Le Mali traverse en même temps une crise sécuritaire. Cette situation confuse ne favorise-elle pas les Djihadistes du Nord du pays ?

Bien évidemment, si on ne fait pas attention, cette situation risque de profiter à certains acteurs du Nord. Comme on a fait en 2012 quand, après la chute du président ATT (Amadou Toumani Touré, Ndrl), le temps d’installation des putschistes, à l’époque l’équipe du capitaine Amadou Aya Sanago, la situation au Nord avait complètement dégénéré. C’est pourquoi, il nous faut impérativement un accompagnement de la communauté internationale, de nos partenaires. Parce que si jamais, ces derniers venaient à tourner le dos au pays, ça risquerait de créer le chaos au nord. Donc, avec leur bénédiction et qu’on arrive à assurer la continuité de l’Etat, le problème ne se posera pas à ce niveau-là.

Comment voyez-vous l’avenir politico-institutionnel du Mali ?

Je tiens à dire que je suis circonspect quant à la réussite de la transition, parce qu’on ne sait pas. Il s’agit des militaires. Est-ce qu’ils vont réellement accepter de laisser le pouvoir aux civils ? Est-ce qu’on va assister à un scénario à la ‘’Amadou Aya Sanago’’ ? Ou bien sera-t-il différent ? Il y a autant de questions que l’on peut se poser.

«La démocratie n’est pas un fleuve tranquille…»

Or, l’avenir politico-institutionnel dépend de la réussite de la transition vu que cette transition va consister non seulement à organiser des élections crédibles, libres et transparentes qui permettent bien évidemment de choisir un homme qui soit investi de la confiance des Maliens et qui soit à même de proposer une offre politique à la hauteur de leurs attentes afin que nous puissions justement sortir de cette impasse politique.
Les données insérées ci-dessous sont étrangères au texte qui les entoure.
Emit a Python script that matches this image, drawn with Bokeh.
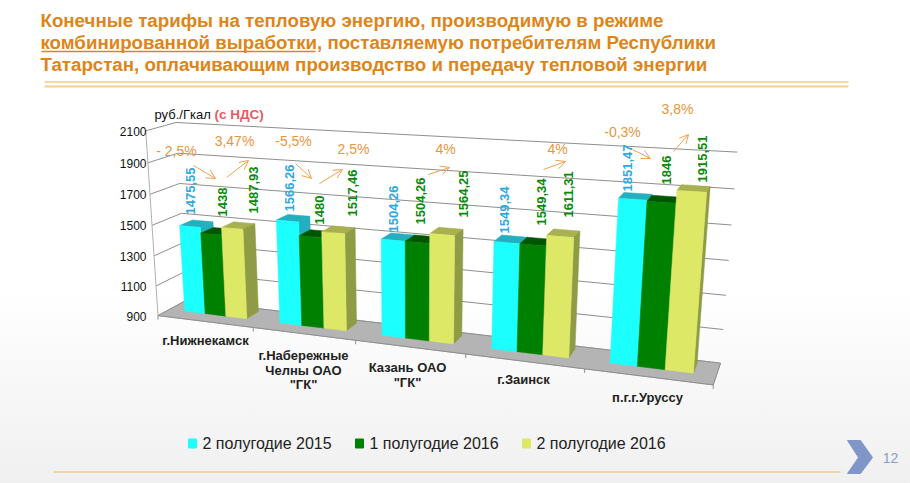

Les institutions vont se renforcer petit à petit. Parce que la démocratie n’est pas un fleuve tranquille, les ruptures sont normales encore que notre démocratie n’est qu’à ses balbutiements, on a beau s’inquiéter, mais il faut dire quelque part que c’est normal. Elle peine peut-être à se frayer un bon chemin, mais on finira à se relever.